- [REQUIREMENTS]
Without the pictures, set down the records below word for word.

start

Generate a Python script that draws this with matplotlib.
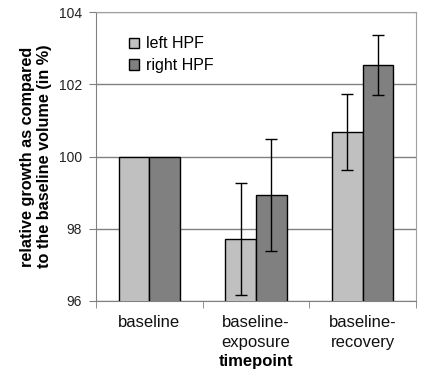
import matplotlib
matplotlib.use("Agg")
import matplotlib.pyplot as plt
import numpy as np
from matplotlib.patches import Rectangle

categories = ["baseline", "baseline-\nexposure", "baseline-\nrecovery"]
left_hpf = [100.0, 97.72, 100.67]
left_err = [0.0, 1.55, 1.05]
right_hpf = [100.0, 98.93, 102.53]
right_err = [0.0, 1.55, 0.82]
yticks = [96, 98, 100, 102, 104]

plt.rcParams['font.family'] = ['Liberation Sans', 'DejaVu Sans']

fig = plt.figure(figsize=(4.21, 3.73), dpi=100)
ax = fig.add_axes([96/421, 72/373, 320/421, 289/373])

x = np.arange(len(categories))
w = 0.286
ax.bar(x - w/2, left_hpf, w, color="#C0C0C0", edgecolor="black", linewidth=1.0, zorder=3, label="left HPF")
ax.bar(x + w/2, right_hpf, w, color="#808080", edgecolor="black", linewidth=1.0, zorder=3, label="right HPF")
for xi, v, e in zip(x - w/2, left_hpf, left_err):
    if e > 0:
        ax.errorbar(xi, v, yerr=e, fmt="none", ecolor="black", elinewidth=1.0, capsize=4, capthick=1.0, zorder=4)
for xi, v, e in zip(x + w/2, right_hpf, right_err):
    if e > 0:
        ax.errorbar(xi, v, yerr=e, fmt="none", ecolor="black", elinewidth=1.0, capsize=4, capthick=1.0, zorder=4)

ax.set_xlim(-0.5, 2.5)
ax.set_ylim(96, 104)
ax.set_yticks(yticks)
ax.set_yticklabels([str(t) for t in yticks], fontsize=10, color="#222222")
ax.yaxis.grid(True, color="#808080", linewidth=1.0, zorder=0)
ax.set_axisbelow(True)

ax.set_xticks(x)
ax.set_xticklabels(categories, fontsize=12, linespacing=1.45, color="#111111")
ax.tick_params(axis="x", length=0, pad=10)
ax.set_xticks([-0.5, 0.5, 1.5, 2.5], minor=True)
ax.tick_params(axis="x", which="minor", length=5, direction="out", color="#808080")
ax.tick_params(axis="y", length=5, direction="out", color="#808080", pad=5)

for s in ["top", "right"]:
    ax.spines[s].set_color("#A0A0A0")
for s in ["left", "bottom"]:
    ax.spines[s].set_color("#808080")

ax.set_xlabel("timepoint", fontsize=12, fontweight="bold", labelpad=3)
ax.set_ylabel("relative growth as compared\nto the baseline volume (in %)", fontsize=11.7,
              fontweight="bold", labelpad=5, linespacing=1.15)

handles = [Rectangle((0, 0), 1, 1, facecolor="#C0C0C0", edgecolor="black"),
           Rectangle((0, 0), 1, 1, facecolor="#808080", edgecolor="black")]
ax.legend(handles, ["left HPF", "right HPF"], loc="upper left", bbox_to_anchor=(0.057, 0.965),
          frameon=False, fontsize=11.5, handlelength=0.62, handleheight=0.62, handletextpad=0.45,
          labelspacing=0.42)

fig.savefig("out.png", dpi=100)
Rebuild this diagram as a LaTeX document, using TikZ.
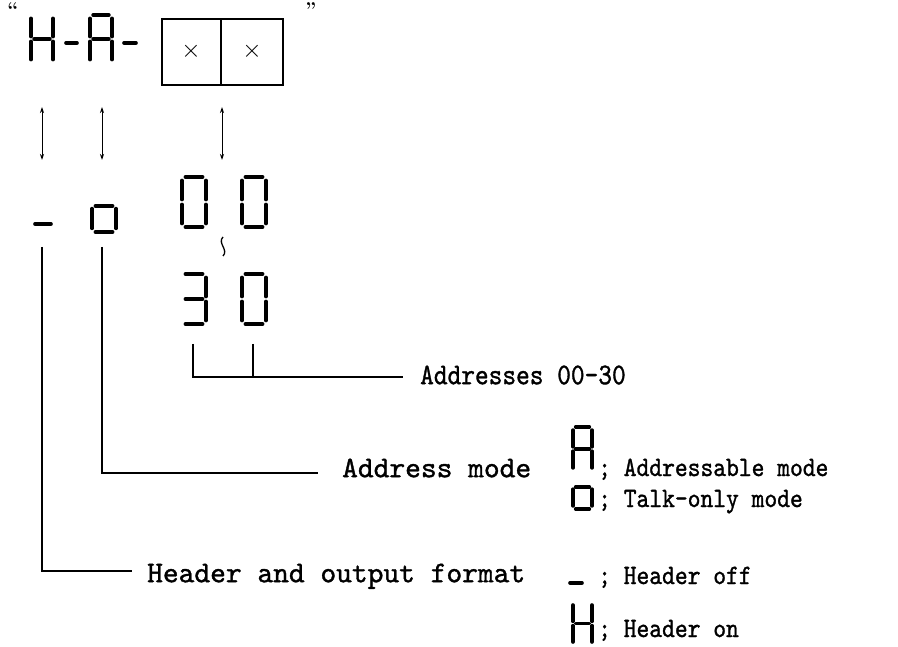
\documentclass[tikz,border=0pt]{standalone}
\usepackage{fontspec}
\newfontfamily\lblfont[FakeBold=1.2]{lmmono10-regular.otf}
\usetikzlibrary{arrows.meta}

% segments of a seven-segment digit, unit box, y pointing down
\def\sga{(0.14,0)--(0.86,0)}
\def\sgb{(1,0.07)--(1,0.45)}
\def\sgc{(1,0.55)--(1,0.93)}
\def\sgd{(0.14,1)--(0.86,1)}
\def\sge{(0,0.55)--(0,0.93)}
\def\sgf{(0,0.07)--(0,0.45)}
\def\sgg{(0.14,0.5)--(0.86,0.5)}
% \segdigit{x}{y}{width}{height}{segments}
\newcommand{\segdigit}[5]{%
  \begin{scope}[shift={(#1,#2)}, xscale=#3, yscale=#4]
    \foreach \s in {#5} {\draw[seg] \csname sg\s\endcsname;}
  \end{scope}}
\newcommand{\narrow}[1]{\scalebox{0.87}[1]{#1}}

\tikzset{
  seg/.style={line width=3.6pt, line cap=round},
  lbl/.style={font=\fontsize{30}{36}\lblfont, inner sep=0pt, anchor=west},
  legend/.style={lbl, font=\fontsize{28}{34}\lblfont, anchor=base west},
  wire/.style={line width=1.3pt},
  dbl/.style={line width=1pt, {Stealth[length=6pt,width=4pt]}-{Stealth[length=6pt,width=4pt]}}
}

\begin{document}
\begin{tikzpicture}[x=1pt, y=-1pt]
  \useasboundingbox (0,0) rectangle (898,647);
  % ---- top row: "H-A-xx" ----
  \node[font=\fontsize{20}{20}\bfseries] (qopen) at (13,10) {``};
  \node[font=\fontsize{20}{20}\bfseries] (qclose) at (311,10) {''};
  \segdigit{31}{15}{22}{48}{b,c,e,f,g}
  \draw[seg] (66,43) -- (77,43);
  \segdigit{90}{15}{22}{48}{a,b,c,e,f,g}
  \draw[seg] (124,43) -- (136,43);
  \draw[wire] (162,19) rectangle (283,85);
  \draw[wire] (221,19) -- (221,85);
  \node[font=\fontsize{40}{40}\selectfont] (xa) at (191,51) {$\times$};
  \node[font=\fontsize{40}{40}\selectfont] (xb) at (252,51) {$\times$};
  % ---- arrows ----
  \coordinate (hT) at (42,107);  \coordinate (hB) at (42,160);
  \coordinate (aT) at (102,107); \coordinate (aB) at (102,160);
  \coordinate (xT) at (222,107); \coordinate (xB) at (222,160);
  \draw[dbl] (hT) -- (hB);
  \draw[dbl] (aT) -- (aB);
  \draw[dbl] (xT) -- (xB);
  % ---- second row: settings ----
  \draw[seg] (35,224) -- (51,224);
  \segdigit{92}{180}{24}{52}{c,d,e,g}
  \segdigit{182}{177}{24}{50}{a,b,c,d,e,f}
  \segdigit{242}{177}{24}{50}{a,b,c,d,e,f}
  \draw[line width=1.3pt] (223,237) .. controls (217,243) and (229,250) .. (223,256);
  \segdigit{182}{274}{24}{50}{a,b,c,d,g}
  \segdigit{242}{274}{24}{50}{a,b,c,d,e,f}
  % ---- labels ----
  \node[lbl] (addr) at (420,377) {\strut\narrow{Addresses 00-30}};
  \node[lbl] (mode) at (342,470) {\strut Address mode};
  \node[lbl] (hdr) at (147,575) {\strut Header and output format};
  \coordinate (dA) at (193,344);
  \coordinate (dB) at (253,344);
  \coordinate (mTop) at (102,247);
  \coordinate (hTop) at (42,247);
  \draw[wire] (dA) |- ([xshift=-17pt]addr.west);
  \draw[wire] (dB) -- (dB |- addr.west);
  \draw[wire] (mTop) |- ([xshift=-24pt,yshift=-3pt]mode.west);
  \draw[wire] (hTop) |- ([xshift=-15pt,yshift=4pt]hdr.west);
  % ---- legend ----
  \segdigit{573}{427}{19}{44}{a,b,c,e,f,g}
  \node[legend] (lA) at (598,476) {\narrow{; Addressable mode}};
  \segdigit{573}{465}{19}{44}{c,d,e,g}
  \node[legend] (lO) at (598,507) {\narrow{; Talk-only mode}};
  \draw[seg] (570,583) -- (582,583);
  \node[legend] (lOff) at (598,584) {\narrow{; Header off}};
  \segdigit{573}{602}{19}{43}{b,c,e,f,g}
  \node[legend] (lOn) at (598,637) {\narrow{; Header on}};
\end{tikzpicture}
\end{document}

end

- [TASK SOLUTION]
Generate a Python script that draws this with matplotlib.
import matplotlib
matplotlib.use("Agg")
import matplotlib.pyplot as plt
import numpy as np
from matplotlib.patches import Rectangle

categories = ["baseline", "baseline-\nexposure", "baseline-\nrecovery"]
left_hpf = [100.0, 97.72, 100.67]
left_err = [0.0, 1.55, 1.05]
right_hpf = [100.0, 98.93, 102.53]
right_err = [0.0, 1.55, 0.82]
yticks = [96, 98, 100, 102, 104]

plt.rcParams['font.family'] = ['Liberation Sans', 'DejaVu Sans']

fig = plt.figure(figsize=(4.21, 3.73), dpi=100)
ax = fig.add_axes([96/421, 72/373, 320/421, 289/373])

x = np.arange(len(categories))
w = 0.286
ax.bar(x - w/2, left_hpf, w, color="#C0C0C0", edgecolor="black", linewidth=1.0, zorder=3, label="left HPF")
ax.bar(x + w/2, right_hpf, w, color="#808080", edgecolor="black", linewidth=1.0, zorder=3, label="right HPF")
for xi, v, e in zip(x - w/2, left_hpf, left_err):
    if e > 0:
        ax.errorbar(xi, v, yerr=e, fmt="none", ecolor="black", elinewidth=1.0, capsize=4, capthick=1.0, zorder=4)
for xi, v, e in zip(x + w/2, right_hpf, right_err):
    if e > 0:
        ax.errorbar(xi, v, yerr=e, fmt="none", ecolor="black", elinewidth=1.0, capsize=4, capthick=1.0, zorder=4)

ax.set_xlim(-0.5, 2.5)
ax.set_ylim(96, 104)
ax.set_yticks(yticks)
ax.set_yticklabels([str(t) for t in yticks], fontsize=10, color="#222222")
ax.yaxis.grid(True, color="#808080", linewidth=1.0, zorder=0)
ax.set_axisbelow(True)

ax.set_xticks(x)
ax.set_xticklabels(categories, fontsize=12, linespacing=1.45, color="#111111")
ax.tick_params(axis="x", length=0, pad=10)
ax.set_xticks([-0.5, 0.5, 1.5, 2.5], minor=True)
ax.tick_params(axis="x", which="minor", length=5, direction="out", color="#808080")
ax.tick_params(axis="y", length=5, direction="out", color="#808080", pad=5)

for s in ["top", "right"]:
    ax.spines[s].set_color("#A0A0A0")
for s in ["left", "bottom"]:
    ax.spines[s].set_color("#808080")

ax.set_xlabel("timepoint", fontsize=12, fontweight="bold", labelpad=3)
ax.set_ylabel("relative growth as compared\nto the baseline volume (in %)", fontsize=11.7,
              fontweight="bold", labelpad=5, linespacing=1.15)

handles = [Rectangle((0, 0), 1, 1, facecolor="#C0C0C0", edgecolor="black"),
           Rectangle((0, 0), 1, 1, facecolor="#808080", edgecolor="black")]
ax.legend(handles, ["left HPF", "right HPF"], loc="upper left", bbox_to_anchor=(0.057, 0.965),
          frameon=False, fontsize=11.5, handlelength=0.62, handleheight=0.62, handletextpad=0.45,
          labelspacing=0.42)

fig.savefig("out.png", dpi=100)
Rebuild this diagram as a LaTeX document, using TikZ.
\documentclass[tikz,border=0pt]{standalone}
\usepackage{fontspec}
\newfontfamily\lblfont[FakeBold=1.2]{lmmono10-regular.otf}
\usetikzlibrary{arrows.meta}

% segments of a seven-segment digit, unit box, y pointing down
\def\sga{(0.14,0)--(0.86,0)}
\def\sgb{(1,0.07)--(1,0.45)}
\def\sgc{(1,0.55)--(1,0.93)}
\def\sgd{(0.14,1)--(0.86,1)}
\def\sge{(0,0.55)--(0,0.93)}
\def\sgf{(0,0.07)--(0,0.45)}
\def\sgg{(0.14,0.5)--(0.86,0.5)}
% \segdigit{x}{y}{width}{height}{segments}
\newcommand{\segdigit}[5]{%
  \begin{scope}[shift={(#1,#2)}, xscale=#3, yscale=#4]
    \foreach \s in {#5} {\draw[seg] \csname sg\s\endcsname;}
  \end{scope}}
\newcommand{\narrow}[1]{\scalebox{0.87}[1]{#1}}

\tikzset{
  seg/.style={line width=3.6pt, line cap=round},
  lbl/.style={font=\fontsize{30}{36}\lblfont, inner sep=0pt, anchor=west},
  legend/.style={lbl, font=\fontsize{28}{34}\lblfont, anchor=base west},
  wire/.style={line width=1.3pt},
  dbl/.style={line width=1pt, {Stealth[length=6pt,width=4pt]}-{Stealth[length=6pt,width=4pt]}}
}

\begin{document}
\begin{tikzpicture}[x=1pt, y=-1pt]
  \useasboundingbox (0,0) rectangle (898,647);
  % ---- top row: "H-A-xx" ----
  \node[font=\fontsize{20}{20}\bfseries] (qopen) at (13,10) {``};
  \node[font=\fontsize{20}{20}\bfseries] (qclose) at (311,10) {''};
  \segdigit{31}{15}{22}{48}{b,c,e,f,g}
  \draw[seg] (66,43) -- (77,43);
  \segdigit{90}{15}{22}{48}{a,b,c,e,f,g}
  \draw[seg] (124,43) -- (136,43);
  \draw[wire] (162,19) rectangle (283,85);
  \draw[wire] (221,19) -- (221,85);
  \node[font=\fontsize{40}{40}\selectfont] (xa) at (191,51) {$\times$};
  \node[font=\fontsize{40}{40}\selectfont] (xb) at (252,51) {$\times$};
  % ---- arrows ----
  \coordinate (hT) at (42,107);  \coordinate (hB) at (42,160);
  \coordinate (aT) at (102,107); \coordinate (aB) at (102,160);
  \coordinate (xT) at (222,107); \coordinate (xB) at (222,160);
  \draw[dbl] (hT) -- (hB);
  \draw[dbl] (aT) -- (aB);
  \draw[dbl] (xT) -- (xB);
  % ---- second row: settings ----
  \draw[seg] (35,224) -- (51,224);
  \segdigit{92}{180}{24}{52}{c,d,e,g}
  \segdigit{182}{177}{24}{50}{a,b,c,d,e,f}
  \segdigit{242}{177}{24}{50}{a,b,c,d,e,f}
  \draw[line width=1.3pt] (223,237) .. controls (217,243) and (229,250) .. (223,256);
  \segdigit{182}{274}{24}{50}{a,b,c,d,g}
  \segdigit{242}{274}{24}{50}{a,b,c,d,e,f}
  % ---- labels ----
  \node[lbl] (addr) at (420,377) {\strut\narrow{Addresses 00-30}};
  \node[lbl] (mode) at (342,470) {\strut Address mode};
  \node[lbl] (hdr) at (147,575) {\strut Header and output format};
  \coordinate (dA) at (193,344);
  \coordinate (dB) at (253,344);
  \coordinate (mTop) at (102,247);
  \coordinate (hTop) at (42,247);
  \draw[wire] (dA) |- ([xshift=-17pt]addr.west);
  \draw[wire] (dB) -- (dB |- addr.west);
  \draw[wire] (mTop) |- ([xshift=-24pt,yshift=-3pt]mode.west);
  \draw[wire] (hTop) |- ([xshift=-15pt,yshift=4pt]hdr.west);
  % ---- legend ----
  \segdigit{573}{427}{19}{44}{a,b,c,e,f,g}
  \node[legend] (lA) at (598,476) {\narrow{; Addressable mode}};
  \segdigit{573}{465}{19}{44}{c,d,e,g}
  \node[legend] (lO) at (598,507) {\narrow{; Talk-only mode}};
  \draw[seg] (570,583) -- (582,583);
  \node[legend] (lOff) at (598,584) {\narrow{; Header off}};
  \segdigit{573}{602}{19}{43}{b,c,e,f,g}
  \node[legend] (lOn) at (598,637) {\narrow{; Header on}};
\end{tikzpicture}
\end{document}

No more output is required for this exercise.